Yeah, tornadoes are bad that way. Even where tornados are common, most of the time tornados hit somewhere else. With floods, it's a bit more predictable, they hit the same exact spots.

I live near a large memory care facility, we get a lot of Silver Alerts from it. I'm ok with a text level of notification, but the actual alarm should be reserved for evacuation orders.

Yep, alarm fatigue is all too easy to fall into. It's always well meaning - someone makes the case that X should be really important, and nobody wants to be the one to tell them "actually that isn't important enough". But when everything is important, nothing is, and so people start to ignore everything as a way to cope with the onslaught. It applies to the phone alerts of course, but I see it all the time in network monitoring systems too. Sometimes you even see people start to invent higher tiers of "high priority" in an attempt to solve the problem, but unless they solve the actual problem (no one is willing to say no/they aren't listened to if they do), such efforts go about as you would expect.

In some cases it was not result of well meaning people.

It was result of some idiots angry that fallible system failed to predict storm/earthquake and suing operators of alert system. Obvious response is to flood system with false positives to avoid false negatives.

Not sure how to solve it.

I remember one of my old workplaces kind of avoided this due to the heroic efforts of a few very curmudgeonly and perhaps slightly autistic engineers that liked their environments and notifications in very particular ways. They would absolutely be the ones to say "no I don't care if this major product is down in production, I don't need to know about it because I work on this other unrelated minor product. You can't have an engineering team wide alert for your system going down.
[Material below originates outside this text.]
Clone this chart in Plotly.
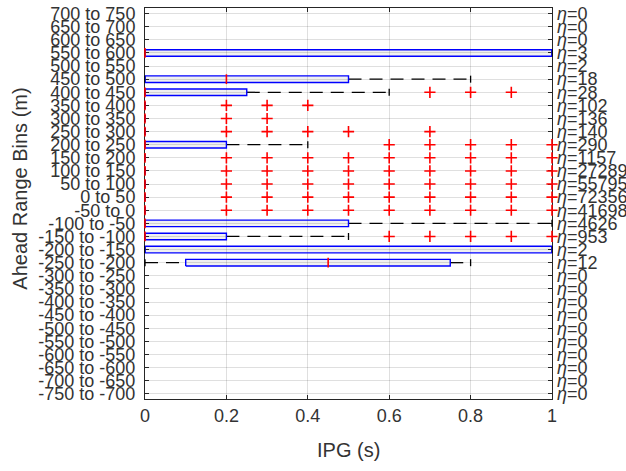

Not the heroes we deserve, but the ones we need.

A flash of light and a loud bang followed by my phone announcing a thunderstorm warning happens at least several times a summer. Yeah, and no shit...

There were probably just memorable and your brain converts being able to remember multiple storms as meaning they must have happened often. Most parts of CA really don't get major thunderstorms all that often. Once every 1-3 years sounds about right for where I'm at for ex.

but I didn't need a klaxon to tell me that

It's a Blue Tribe Is Right About Global Warming alarm; the fact it's a klaxon in the first place tells you it really isn't well-meaning.

I thought that were the thousands of news headlines along the lines of "worst summer ever; climate finally punishes us for our sins; repent now the end is nigh".

This would make a great drunken assertion but it feels kinda random in context.